By Larry Marsh, Kansas City Star Midwest Voices columnist 2009

Many years ago Henry Hazlitt wrote the book Economics in One Lesson. He told the story of the hooligan who threw a rock through a window that resulted in a chain of good events. The broken window required paying a glazier who spent the money generating more jobs. In what an economist would call a multiplier effect, the hooligan generated a number of jobs that generated even more jobs. As a stone tossed into a pool of water generates outward rings, the rings of jobs spread continually in a series of good outcomes. Isn't President Karzai using corruption in his government to just the same effect?

The Dean of the Columbia School of Business, Glenn Hubbard, and his co-author William Duggan wrote about the economic effects of corruption in their book The Aid Trap. In it they explained how border guards collected money for safe passage that supported their families and their tribes in a seemingly endless series of good outcomes. Bribes collected at the border stations provided income for a large number of people who would otherwise be destitute. The problem is that although President Karzai is allowing bribes to feed the tribal system, he is preventing his country from developing economically.

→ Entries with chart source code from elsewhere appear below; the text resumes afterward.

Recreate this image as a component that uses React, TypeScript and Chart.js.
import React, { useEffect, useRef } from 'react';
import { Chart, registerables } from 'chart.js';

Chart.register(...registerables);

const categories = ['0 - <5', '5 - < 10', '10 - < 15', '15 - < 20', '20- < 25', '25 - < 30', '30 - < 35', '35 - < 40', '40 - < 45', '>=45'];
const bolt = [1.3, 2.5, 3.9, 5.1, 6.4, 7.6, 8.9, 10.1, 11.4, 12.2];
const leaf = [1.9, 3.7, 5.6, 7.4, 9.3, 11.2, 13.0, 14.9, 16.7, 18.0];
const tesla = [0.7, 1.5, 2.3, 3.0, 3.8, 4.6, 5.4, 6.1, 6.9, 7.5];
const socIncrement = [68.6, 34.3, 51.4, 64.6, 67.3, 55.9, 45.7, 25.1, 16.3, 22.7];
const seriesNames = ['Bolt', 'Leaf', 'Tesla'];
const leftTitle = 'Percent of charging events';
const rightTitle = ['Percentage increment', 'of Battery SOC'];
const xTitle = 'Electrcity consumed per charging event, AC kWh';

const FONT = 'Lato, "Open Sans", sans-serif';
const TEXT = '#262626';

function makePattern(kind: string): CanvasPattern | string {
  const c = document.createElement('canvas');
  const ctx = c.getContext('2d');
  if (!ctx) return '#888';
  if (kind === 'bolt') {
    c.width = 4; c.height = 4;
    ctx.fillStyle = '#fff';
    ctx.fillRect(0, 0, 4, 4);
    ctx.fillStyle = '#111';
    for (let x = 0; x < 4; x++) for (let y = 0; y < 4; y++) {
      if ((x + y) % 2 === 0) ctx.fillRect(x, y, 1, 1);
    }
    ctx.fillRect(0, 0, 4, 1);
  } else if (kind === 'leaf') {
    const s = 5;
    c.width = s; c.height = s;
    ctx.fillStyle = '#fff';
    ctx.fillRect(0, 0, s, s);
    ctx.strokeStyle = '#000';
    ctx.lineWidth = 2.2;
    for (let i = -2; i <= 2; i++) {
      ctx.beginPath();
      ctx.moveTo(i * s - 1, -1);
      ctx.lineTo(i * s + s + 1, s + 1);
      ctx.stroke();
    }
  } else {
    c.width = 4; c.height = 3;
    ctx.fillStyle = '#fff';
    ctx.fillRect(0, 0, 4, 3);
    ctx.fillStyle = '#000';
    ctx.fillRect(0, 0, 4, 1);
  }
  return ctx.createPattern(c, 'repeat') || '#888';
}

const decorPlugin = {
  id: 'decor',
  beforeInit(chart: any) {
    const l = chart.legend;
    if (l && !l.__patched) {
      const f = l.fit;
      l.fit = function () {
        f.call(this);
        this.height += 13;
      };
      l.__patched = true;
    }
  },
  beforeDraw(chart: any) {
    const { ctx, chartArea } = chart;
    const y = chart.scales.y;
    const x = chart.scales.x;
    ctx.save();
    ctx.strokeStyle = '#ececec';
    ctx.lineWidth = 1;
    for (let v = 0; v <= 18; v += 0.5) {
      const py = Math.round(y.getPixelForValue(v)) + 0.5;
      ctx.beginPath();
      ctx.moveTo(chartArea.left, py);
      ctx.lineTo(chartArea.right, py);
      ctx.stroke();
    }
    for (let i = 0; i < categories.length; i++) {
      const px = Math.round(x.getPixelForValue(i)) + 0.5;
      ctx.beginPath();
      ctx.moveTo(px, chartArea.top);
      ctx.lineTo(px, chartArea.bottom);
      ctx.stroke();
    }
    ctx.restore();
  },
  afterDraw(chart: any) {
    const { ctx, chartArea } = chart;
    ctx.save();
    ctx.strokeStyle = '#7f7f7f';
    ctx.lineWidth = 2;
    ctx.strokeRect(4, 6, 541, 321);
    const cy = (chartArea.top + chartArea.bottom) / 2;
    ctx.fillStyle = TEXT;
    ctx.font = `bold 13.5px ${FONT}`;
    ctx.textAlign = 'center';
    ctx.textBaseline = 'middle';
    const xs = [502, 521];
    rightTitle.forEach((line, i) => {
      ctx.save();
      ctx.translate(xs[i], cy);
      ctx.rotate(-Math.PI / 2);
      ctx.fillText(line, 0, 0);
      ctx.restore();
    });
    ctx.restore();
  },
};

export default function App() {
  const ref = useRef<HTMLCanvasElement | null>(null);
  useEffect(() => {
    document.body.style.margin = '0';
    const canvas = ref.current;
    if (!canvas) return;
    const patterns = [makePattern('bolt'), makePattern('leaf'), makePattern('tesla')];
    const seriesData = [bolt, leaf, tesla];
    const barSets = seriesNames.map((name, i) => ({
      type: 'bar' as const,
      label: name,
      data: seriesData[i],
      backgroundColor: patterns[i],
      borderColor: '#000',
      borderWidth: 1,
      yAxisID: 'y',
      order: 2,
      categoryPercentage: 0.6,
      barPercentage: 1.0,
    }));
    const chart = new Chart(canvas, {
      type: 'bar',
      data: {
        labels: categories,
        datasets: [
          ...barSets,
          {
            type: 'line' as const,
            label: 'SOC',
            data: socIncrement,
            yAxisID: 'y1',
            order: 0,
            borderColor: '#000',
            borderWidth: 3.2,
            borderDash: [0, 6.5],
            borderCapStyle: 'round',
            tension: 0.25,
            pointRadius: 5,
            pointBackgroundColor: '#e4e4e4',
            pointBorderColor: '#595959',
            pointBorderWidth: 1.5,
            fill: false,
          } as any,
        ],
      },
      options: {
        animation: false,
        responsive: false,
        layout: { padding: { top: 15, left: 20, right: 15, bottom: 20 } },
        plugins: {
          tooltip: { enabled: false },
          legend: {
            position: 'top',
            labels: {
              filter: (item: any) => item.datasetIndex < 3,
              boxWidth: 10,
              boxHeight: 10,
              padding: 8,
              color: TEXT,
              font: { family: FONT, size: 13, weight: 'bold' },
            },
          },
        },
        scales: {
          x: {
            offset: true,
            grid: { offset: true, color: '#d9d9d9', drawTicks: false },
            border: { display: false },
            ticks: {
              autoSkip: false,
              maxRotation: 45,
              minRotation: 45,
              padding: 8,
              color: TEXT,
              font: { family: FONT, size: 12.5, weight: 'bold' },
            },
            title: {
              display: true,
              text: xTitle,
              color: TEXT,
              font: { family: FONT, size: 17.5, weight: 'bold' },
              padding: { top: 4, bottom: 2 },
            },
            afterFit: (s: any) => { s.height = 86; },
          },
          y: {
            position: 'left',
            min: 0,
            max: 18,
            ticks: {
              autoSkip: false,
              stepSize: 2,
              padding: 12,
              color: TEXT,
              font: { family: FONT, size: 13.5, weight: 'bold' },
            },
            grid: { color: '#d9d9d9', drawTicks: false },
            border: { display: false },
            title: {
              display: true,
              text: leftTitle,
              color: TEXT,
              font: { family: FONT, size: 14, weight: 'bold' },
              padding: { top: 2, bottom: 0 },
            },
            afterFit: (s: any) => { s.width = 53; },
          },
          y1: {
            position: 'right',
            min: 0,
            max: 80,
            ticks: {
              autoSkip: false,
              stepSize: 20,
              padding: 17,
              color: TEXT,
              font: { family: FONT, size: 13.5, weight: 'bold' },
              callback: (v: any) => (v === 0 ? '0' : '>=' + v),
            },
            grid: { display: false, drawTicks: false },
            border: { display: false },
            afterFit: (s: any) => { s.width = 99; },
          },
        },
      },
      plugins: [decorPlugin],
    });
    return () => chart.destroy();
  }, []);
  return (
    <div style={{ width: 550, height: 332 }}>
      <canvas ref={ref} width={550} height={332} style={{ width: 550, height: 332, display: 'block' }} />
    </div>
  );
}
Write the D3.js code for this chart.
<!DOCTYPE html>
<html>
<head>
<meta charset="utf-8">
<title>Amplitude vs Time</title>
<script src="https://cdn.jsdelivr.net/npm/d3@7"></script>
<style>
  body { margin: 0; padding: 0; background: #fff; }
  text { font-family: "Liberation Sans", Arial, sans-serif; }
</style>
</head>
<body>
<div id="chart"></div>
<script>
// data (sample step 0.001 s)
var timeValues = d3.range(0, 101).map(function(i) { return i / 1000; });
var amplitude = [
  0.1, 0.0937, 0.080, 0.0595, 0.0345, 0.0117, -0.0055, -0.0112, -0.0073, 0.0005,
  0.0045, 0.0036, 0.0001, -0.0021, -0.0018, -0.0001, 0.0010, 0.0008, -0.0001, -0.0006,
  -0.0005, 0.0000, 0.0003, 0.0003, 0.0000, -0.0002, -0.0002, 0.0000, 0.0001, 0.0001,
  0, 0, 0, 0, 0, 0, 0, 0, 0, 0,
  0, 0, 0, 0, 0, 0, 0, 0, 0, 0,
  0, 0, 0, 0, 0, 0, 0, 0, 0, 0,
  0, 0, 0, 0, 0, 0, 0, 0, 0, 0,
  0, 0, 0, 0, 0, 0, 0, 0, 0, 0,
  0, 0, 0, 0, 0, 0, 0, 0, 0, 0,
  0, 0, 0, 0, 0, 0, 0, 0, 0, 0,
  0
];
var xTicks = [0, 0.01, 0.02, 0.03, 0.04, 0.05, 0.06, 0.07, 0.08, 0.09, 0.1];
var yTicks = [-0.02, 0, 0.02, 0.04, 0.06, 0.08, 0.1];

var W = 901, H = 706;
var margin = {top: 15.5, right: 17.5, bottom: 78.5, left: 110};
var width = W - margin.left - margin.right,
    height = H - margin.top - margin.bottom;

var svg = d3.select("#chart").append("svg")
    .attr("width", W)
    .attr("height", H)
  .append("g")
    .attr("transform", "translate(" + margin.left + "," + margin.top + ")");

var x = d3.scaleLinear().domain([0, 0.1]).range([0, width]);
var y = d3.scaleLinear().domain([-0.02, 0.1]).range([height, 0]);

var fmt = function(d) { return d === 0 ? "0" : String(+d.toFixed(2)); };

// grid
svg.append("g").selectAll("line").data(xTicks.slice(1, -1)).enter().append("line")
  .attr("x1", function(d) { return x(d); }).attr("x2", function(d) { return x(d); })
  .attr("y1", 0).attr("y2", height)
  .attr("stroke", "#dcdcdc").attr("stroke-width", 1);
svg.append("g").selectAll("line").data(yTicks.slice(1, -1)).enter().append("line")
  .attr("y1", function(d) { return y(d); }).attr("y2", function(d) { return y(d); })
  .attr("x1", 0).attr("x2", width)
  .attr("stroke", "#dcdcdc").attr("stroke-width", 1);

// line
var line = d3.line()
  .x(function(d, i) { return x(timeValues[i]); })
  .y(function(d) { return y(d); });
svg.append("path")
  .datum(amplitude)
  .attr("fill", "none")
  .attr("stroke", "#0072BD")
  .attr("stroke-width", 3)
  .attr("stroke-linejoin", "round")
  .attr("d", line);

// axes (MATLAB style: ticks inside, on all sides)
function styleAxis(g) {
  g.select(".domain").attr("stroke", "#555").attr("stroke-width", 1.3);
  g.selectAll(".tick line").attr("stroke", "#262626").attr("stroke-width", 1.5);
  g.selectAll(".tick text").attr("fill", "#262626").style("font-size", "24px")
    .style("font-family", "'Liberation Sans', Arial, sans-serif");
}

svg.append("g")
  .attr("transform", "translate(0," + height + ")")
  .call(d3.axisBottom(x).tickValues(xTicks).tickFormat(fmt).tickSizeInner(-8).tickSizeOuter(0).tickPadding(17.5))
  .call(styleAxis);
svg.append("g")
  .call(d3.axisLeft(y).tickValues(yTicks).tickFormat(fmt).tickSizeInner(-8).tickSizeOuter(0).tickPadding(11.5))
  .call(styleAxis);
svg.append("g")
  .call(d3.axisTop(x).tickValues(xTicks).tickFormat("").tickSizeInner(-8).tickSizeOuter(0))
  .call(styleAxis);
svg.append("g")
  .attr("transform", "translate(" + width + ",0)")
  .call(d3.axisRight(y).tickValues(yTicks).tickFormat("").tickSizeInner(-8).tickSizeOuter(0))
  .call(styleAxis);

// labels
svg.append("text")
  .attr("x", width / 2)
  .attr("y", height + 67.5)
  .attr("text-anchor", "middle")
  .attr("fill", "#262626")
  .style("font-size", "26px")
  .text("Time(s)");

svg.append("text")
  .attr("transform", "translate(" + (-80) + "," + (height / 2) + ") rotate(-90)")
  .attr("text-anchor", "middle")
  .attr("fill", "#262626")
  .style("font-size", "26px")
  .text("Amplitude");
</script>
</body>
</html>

In the first round, Hazlitt is right that breaking a window, like taking a bribe, does not create a product or provide a service. However, in the second round, they may well do so. The speed at which jobs are created in the outwardly expanding rings in our pool of job creation is affected by what economists call the velocity of money. In most cases forcing poor people to pay bribes does not increase the velocity of money. Most likely, the money would have been spent just as quickly on something else anyway.

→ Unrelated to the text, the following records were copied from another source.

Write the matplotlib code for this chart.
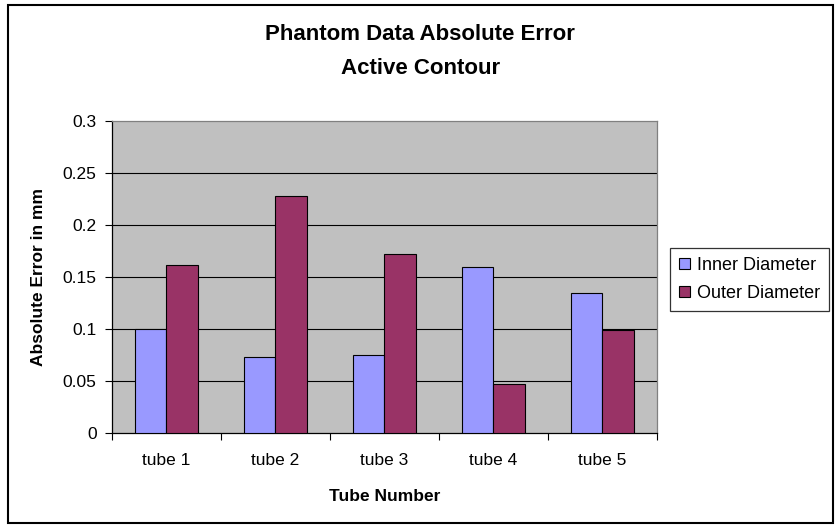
import matplotlib
matplotlib.use("Agg")
import matplotlib.pyplot as plt
import numpy as np
from matplotlib.patches import Rectangle

categories = ["tube 1", "tube 2", "tube 3", "tube 4", "tube 5"]
inner_diameter = [0.100, 0.073, 0.075, 0.160, 0.135]
outer_diameter = [0.162, 0.228, 0.172, 0.047, 0.099]
y_ticks = [0, 0.05, 0.1, 0.15, 0.2, 0.25, 0.3]

plt.rcParams["font.family"] = ["Liberation Sans", "DejaVu Sans"]

fig = plt.figure(figsize=(8.37, 5.25), dpi=100)
ax = fig.add_axes([112 / 837, 1 - 433.3 / 525, 545 / 837, 312.3 / 525])
ax.set_facecolor("#C0C0C0")

# Excel-style clustered bars, gap width 150%
n = len(categories)
centers = np.arange(n) + 0.5
w = 1 / 3.5
ax.bar(centers - w / 2, inner_diameter, width=w, color="#9999FF",
       edgecolor="black", linewidth=0.8, label="Inner Diameter", zorder=3)
ax.bar(centers + w / 2, outer_diameter, width=w, color="#993366",
       edgecolor="black", linewidth=0.8, label="Outer Diameter", zorder=3)

ax.set_xlim(0, n)
ax.set_ylim(0, 0.3)
ax.set_yticks(y_ticks)
ax.set_yticklabels([f"{v:g}" for v in y_ticks])
for v in y_ticks[1:-1]:
    ax.axhline(v, color="black", linewidth=0.8, zorder=1)

# tick marks on category boundaries, labels at centers
ax.set_xticks(np.arange(n + 1))
ax.set_xticklabels([])
ax.set_xticks(centers, minor=True)
ax.set_xticklabels(categories, minor=True)
ax.tick_params(axis="x", which="major", direction="out", length=5, width=0.8)
ax.tick_params(axis="x", which="minor", length=0, labelsize=12.5, pad=14)
ax.tick_params(axis="y", direction="out", length=5, width=0.8, labelsize=12.5, pad=6)

for s in ["left", "bottom"]:
    ax.spines[s].set_color("black")
    ax.spines[s].set_linewidth(0.9)
for s in ["top", "right"]:
    ax.spines[s].set_color("#808080")
    ax.spines[s].set_linewidth(0.9)

ax.set_xlabel("Tube Number", fontsize=12.5, fontweight="bold", labelpad=15)
ax.set_ylabel("Absolute Error in mm", fontsize=12.5, fontweight="bold", labelpad=12)

fig.text(0.502, 1 - 51.5 / 525, "Phantom Data Absolute Error\nActive Contour",
         ha="center", va="center", fontsize=16, fontweight="bold", linespacing=1.8)

leg = fig.legend(loc="upper left", bbox_to_anchor=(670 / 837, 1 - 248 / 525),
                 fontsize=13, frameon=True, fancybox=False, edgecolor="black",
                 handlelength=0.6, handleheight=0.6, handletextpad=0.4,
                 borderpad=0.5, labelspacing=0.6, borderaxespad=0)
leg.get_frame().set_linewidth(0.9)

# outer chart border
fig.patches.append(Rectangle((8 / 837, 1 - 523 / 525), 825 / 837, 518 / 525,
                             transform=fig.transFigure, fill=False,
                             edgecolor="black", linewidth=1.5))

fig.savefig("out.png", dpi=100)
plt.close(fig)
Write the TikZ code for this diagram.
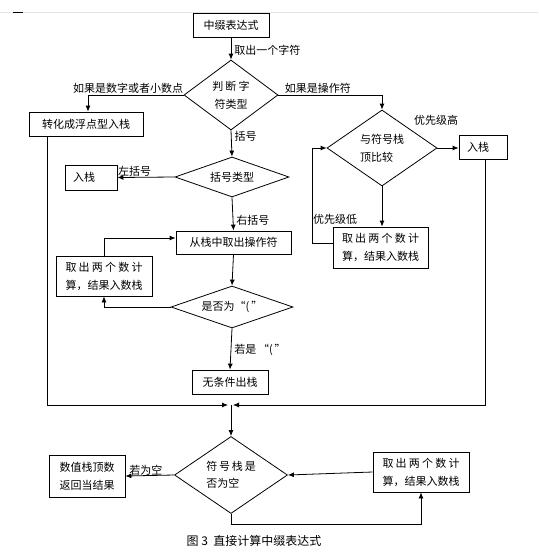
\documentclass[tikz,border=0pt]{standalone}
\usepackage{fontspec}
\setmainfont{Liberation Sans}
\newfontfamily\cjk{Noto Sans CJK SC}
\usetikzlibrary{shapes.geometric,arrows.meta}
\tikzset{
  box/.style={draw, line width=0.8pt, inner sep=0pt, font=\cjk\fontsize{11}{18}\selectfont, align=center},
  dia/.style={draw, diamond, line width=0.8pt, inner sep=0pt, font=\cjk\fontsize{11}{18}\selectfont, align=center},
  lab/.style={font=\cjk\fontsize{11}{13}\selectfont, inner sep=0pt},
  arr/.style={-{Latex[length=6pt,width=5pt]}, line width=0.8pt},
  ln/.style={line width=0.8pt}
}
\begin{document}
\begin{tikzpicture}[x=1pt,y=-1pt]
\useasboundingbox (0,0) rectangle (538,554);
\draw[black!10] (0,12) -- (538,12);
\draw[line width=0.8pt] (13,12) -- (23,12);
% nodes
\node[box, minimum width=76, minimum height=24] (a) at (231,25) {中缀表达式};
\node[dia, minimum width=94, minimum height=70, aspect=1.34] (d1) at (231,95) {\hbox to 3.4em{判\hfil 断\hfil 字}\\符类型};
\node[box, minimum width=114, minimum height=24] (b1) at (86,124) {转化成浮点型入栈};
\node[dia, minimum width=114, minimum height=40, aspect=2.8] (d2) at (232,177) {括号类型};
\node[box, minimum width=52, minimum height=25, text width=36, align=left] (b2) at (91,177.5) {入栈};
\node[dia, minimum width=110, minimum height=76, aspect=1.45, align=left] (d3) at (382,148) {与符号栈\\顶比较};
\node[box, minimum width=48, minimum height=24, text width=32, align=left] (b3) at (483,147) {入栈};
\node[box, minimum width=95, minimum height=41] (b4) at (380.5,247.5) {\hbox to 7em{取\hfil 出\hfil 两\hfil 个\hfil 数\hfil 计}\\算，结果入数栈};
\node[box, minimum width=115, minimum height=23] (b5) at (233.5,242.5) {从栈中取出操作符};
\node[dia, minimum width=122, minimum height=42, aspect=2.9] (d4) at (232,307) {是否为“(\,”};
\node[box, minimum width=96, minimum height=40] (b6) at (104,276) {\hbox to 7em{取\hfil 出\hfil 两\hfil 个\hfil 数\hfil 计}\\算，结果入数栈};
\node[box, minimum width=76, minimum height=24] (b7) at (230,382) {无条件出栈};
\coordinate (j) at (231,405);
\node[dia, minimum width=113, minimum height=77, aspect=1.47] (d5) at (231,475) {\hbox to 4.5em{符\hfil 号\hfil 栈\hfil 是}\\[-1pt]\hbox to 4.5em{否为空\hfil}};
\node[box, minimum width=76, minimum height=42] (b8) at (87,476) {数值栈顶数\\返回当结果};
\node[box, minimum width=96, minimum height=40] (b9) at (421,472) {\hbox to 7em{取\hfil 出\hfil 两\hfil 个\hfil 数\hfil 计}\\算，结果入数栈};
\node[font=\cjk\fontsize{12}{14}\selectfont, inner sep=0pt] (cap) at (254,541) {图\ 3\ \ 直接计算中缀表达式};
% connectors
\draw[arr] (a.south) -- node[lab, right=3pt, pos=0.6]{取出一个字符} (d1.north);
\draw[arr] (d1.west) -| node[lab, above=1.5pt, pos=0.29]{如果是数字或者小数点} ([xshift=2pt]b1.north);
\draw[arr] (d1.east) -| node[lab, above=1.5pt, pos=0.19]{如果是操作符} (d3.north);
\draw[arr] (d1.south) -- node[lab, right=3pt, pos=0.22]{括号} (d2.north);
\draw[arr] (d2.west) -- node[lab, above=1pt, pos=0.7]{左括号} (b2.east);
\draw[arr] (d2.south) -- node[lab, right=3pt, pos=0.68]{右括号} (b5.north);
\draw[arr] (b5.south) -- (d4.north);
\draw[arr] (d4.west) -| (b6.south);
\draw[arr] (b6.north) |- ([yshift=4.5pt]b5.west);
\draw[arr] (d4.south) -- node[lab, right=3pt, pos=0.53]{若是\,“(\,”} (b7.north);
\draw[arr, shorten >=3pt] ([xshift=-39pt]b1.south) |- (j);
\draw[arr, shorten >=2pt] ([xshift=2pt]b3.south) |- (j);
\draw[arr] (j) -- (d5.north);
\draw[arr] (d5.west) -- node[lab, above=0pt, pos=0.58]{若为空} (b8.east);
\draw[arr] (b9.west) -- (d5.east);
\draw[arr] (d5.south) -- ++(0,10) -| (b9.south);
\draw[arr] (d3.east) -- (d3.east -| b3.west);
\node[lab] at (436,120) {优先级高};
\draw[arr] (d3.south) -- (d3.south |- b4.north);
\draw[arr] ([yshift=4.5pt]b4.west) -- ++(-20,0) |- (d3.west);
\node[lab] at (335,219) {优先级低};
\end{tikzpicture}
\end{document}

Economics is more than about generating jobs. After all, both Marxism and capitalism generate jobs. In fact Marxism, in the form of communism, did so more completely with everyone guaranteed a job.

The difficulty overlooked by Karl Marx and Hamid Karzai is the little problem of incentives. Dambisa Moyo in Dead Aid, like Hubbard and Duggan in The Aid Trap, points out that corruption, especially governmental corruption, kills incentives. When taking a bribe is an easier way to get the same money than taking a job, productivity suffers. Demanding a bribe creates barriers to commerce and business creation. The International Bank for Reconstruction and Development (aka "The World Bank") recognizes corruption as a significantly negative factor inhibiting business throughout the world. (See World Bank publication: Doing Business.) Moreover, the people paying the bribes are deprived of the money they would have spent elsewhere in the economy to bring about those same economic benefits in a more productive manner.

We are often faced with alternative ways of making money. From growing poppies in Afghanistan to dealing drugs on the streets of Chicago, people face the choice of working to improve their lives or make them worse. Incentives matter. Economists have been trying to make this point with regard to every governmental policy and procedure.

In economics wage and price incentives are not determined by the average person's behavior, but by what happens on the margin. We don't have to change how every person behaves. Instead we need to work on changing incentives for the marginal person who faces life-altering choices in Afghanistan or elsewhere. No, Hamid Karzai should not ignore corruption. Stopping corruption is an essential step to improving the lives of Afghanistan's citizens.